# How to disassemble a Rubik's core?



## number1failure (Jun 22, 2010)

Read the title people. I need to find out how to disassemble (safely to the puzzle) a regular storebought Rubik's cube. I know most just have the little cap with the screw, spring, etc. underneath, but I was unsure if that was the same for Rubik's and how to safely take the end caps off without damaging anything.


----------



## Kirjava (Jun 22, 2010)

If the topic you are making is not a tutorial, don't label it as one.

EDIT; ty dan <3


----------



## number1failure (Jun 22, 2010)

I did!? :fp Is there any way that I can change that?


----------



## StachuK1992 (Jun 22, 2010)

Falcon Punch.


----------



## Kirjava (Jun 22, 2010)

number1failure said:


> I did!? :fp Is there any way that I can change that?




Dan already did it for you.

Anyway, as for storebought cubes; they use rivets that you can't adjust - so there's no point in trying to.


----------



## Boxcarcrzy12 (Jun 22, 2010)

You can bend the core arm back and forth thil the screw saps then buy a new core ad make a DIY, or do what camcuber and pestvic did, either cut the screw with a hacksaw or use hedge trimmmers


----------



## number1failure (Jun 22, 2010)

So there's really no way to successfully, completely disassemble the core safely, and w/out breaking pieces?


----------



## Boxcarcrzy12 (Jun 22, 2010)

number1failure said:


> So there's really no way to successfully, completely disassemble the core safely, and w/out breaking pieces?

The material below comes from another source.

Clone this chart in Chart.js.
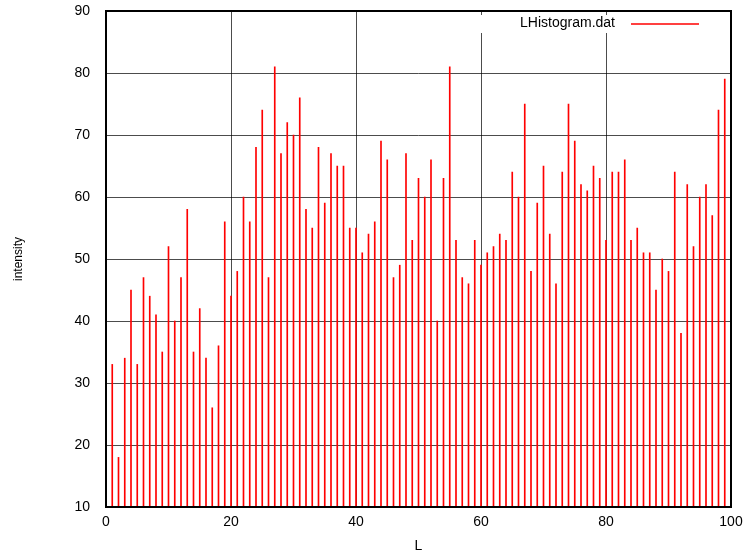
<!DOCTYPE html>
<html>
<head>
<meta charset="utf-8">
<script src="https://cdn.jsdelivr.net/npm/chart.js@4/dist/chart.umd.min.js"></script>
<style>
  html, body { margin: 0; padding: 0; background: #fff; }
  #wrap { width: 746px; height: 556px; }
</style>
</head>
<body>
<div id="wrap"><canvas id="chart" width="746" height="556"></canvas></div>
<script>
const seriesLabel = 'LHistogram.dat';

const L = [
    1, 2, 3, 4, 5, 6, 7, 8, 9, 10,
    11, 12, 13, 14, 15, 16, 17, 18, 19, 20,
    21, 22, 23, 24, 25, 26, 27, 28, 29, 30,
    31, 32, 33, 34, 35, 36, 37, 38, 39, 40,
    41, 42, 43, 44, 45, 46, 47, 48, 49, 50,
    51, 52, 53, 54, 55, 56, 57, 58, 59, 60,
    61, 62, 63, 64, 65, 66, 67, 68, 69, 70,
    71, 72, 73, 74, 75, 76, 77, 78, 79, 80,
    81, 82, 83, 84, 85, 86, 87, 88, 89, 90,
    91, 92, 93, 94, 95, 96, 97, 98, 99
];

const intensity = [
    33, 18, 34, 45, 33, 47, 44, 41, 35, 52,
    40, 47, 58, 35, 42, 34, 26, 36, 56, 44,
    48, 60, 56, 68, 74, 47, 81, 67, 72, 70,
    76, 58, 55, 68, 59, 67, 65, 65, 55, 55,
    51, 54, 56, 69, 66, 47, 49, 67, 53, 63,
    60, 66, 40, 63, 81, 53, 47, 46, 53, 49,
    51, 52, 54, 53, 64, 60, 75, 48, 59, 65,
    54, 46, 64, 75, 69, 62, 61, 65, 63, 53,
    64, 64, 66, 53, 55, 51, 51, 45, 50, 48,
    64, 38, 62, 52, 60, 62, 57, 74, 79
];

const xTicks = [0, 20, 40, 60, 80, 100];
const yTicks = [10, 20, 30, 40, 50, 60, 70, 80, 90];

const FONT = 'Liberation Sans, Arial, sans-serif';

// gnuplot style key: blank strip over the grid, text, then a line sample
const keyPlugin = {
    id: 'gnuKey',
    afterDraw(chart) {
        const ctx = chart.ctx;
        ctx.save();
        ctx.fillStyle = '#fff';
        ctx.fillRect(470, 15, 242, 18);
        ctx.font = '14px ' + FONT;
        ctx.fillStyle = '#000';
        ctx.textAlign = 'right';
        ctx.textBaseline = 'middle';
        ctx.fillText(chart.data.datasets[0].label, 615, 23.5);
        ctx.fillStyle = 'rgba(255, 0, 0, 0.75)';
        ctx.fillRect(631, 23, 68, 2);
        ctx.restore();
    }
};

// plot border, drawn on top
const framePlugin = {
    id: 'frame',
    afterDraw(chart) {
        const a = chart.chartArea;
        const ctx = chart.ctx;
        ctx.save();
        ctx.strokeStyle = '#000';
        ctx.lineWidth = 2;
        ctx.strokeRect(a.left, a.top, a.right - a.left, a.bottom - a.top);
        ctx.restore();
    }
};

const ctx = document.getElementById('chart').getContext('2d');
new Chart(ctx, {
    type: 'bar',
    data: {
        datasets: [{
            label: seriesLabel,
            data: L.map((x, i) => ({ x: x, y: intensity[i] })),
            backgroundColor: '#ff0000',
            borderWidth: 0,
            barThickness: 1,
            base: 10,
        }],
    },
    options: {
        responsive: false,
        animation: false,
        layout: {
            padding: { left: 0, right: 15, top: 11, bottom: 0 },
        },
        plugins: {
            legend: { display: false },
            tooltip: { enabled: false },
        },
        scales: {
            x: {
                type: 'linear',
                min: 0,
                max: 100,
                offset: false,
                afterBuildTicks: (scale) => { scale.ticks = xTicks.map(v => ({ value: v })); },
                afterFit: (scale) => {
                    scale.height = 49;
                    scale.paddingLeft = 0;
                    scale.paddingRight = 0;
                },
                border: { display: false },
                grid: {
                    offset: false,
                    color: 'rgba(0,0,0,0.7)',
                    lineWidth: 1,
                    drawTicks: false,
                },
                ticks: {
                    padding: 7,
                    color: '#000',
                    maxRotation: 0,
                    font: { family: FONT, size: 14 },
                },
                title: {
                    display: true,
                    text: 'L',
                    color: '#000',
                    padding: { top: 0, bottom: 1 },
                    font: { family: FONT, size: 14 },
                },
            },
            y: {
                min: 10,
                max: 90,
                afterBuildTicks: (scale) => { scale.ticks = yTicks.map(v => ({ value: v })); },
                afterFit: (scale) => {
                    scale.width = 106;
                    scale.paddingTop = 0;
                    scale.paddingBottom = 0;
                },
                border: { display: false },
                grid: {
                    color: 'rgba(0,0,0,0.7)',
                    lineWidth: 1,
                    drawTicks: false,
                },
                ticks: {
                    padding: 16,
                    color: '#000',
                    font: { family: FONT, size: 14 },
                },
                title: {
                    display: true,
                    text: 'intensity',
                    color: '#000',
                    padding: { top: 11, bottom: 0 },
                    font: { family: FONT, size: 12 },
                },
            },
        },
    },
    plugins: [keyPlugin, framePlugin],
});
</script>
</body>
</html>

Correct, there rivets, not screws, i grabbed mine with wire cutters and dug in for grip and tried to unscrew them, but there rivets so....they dont come out.


----------



## number1failure (Jun 22, 2010)

OK, thanks!


----------



## raodkill (Jun 23, 2010)

Boxcarcrzy12 said:


> number1failure said:
> 
> 
> > So there's really no way to successfully, completely disassemble the core safely, and w/out breaking pieces?
> ...



i was doing the mod myself and with my wire cutters i managed to actually pull out the rivet from the core socket. It left the core still unusable but it was interesting to see how the rivet looked (no pictures sorry)


----------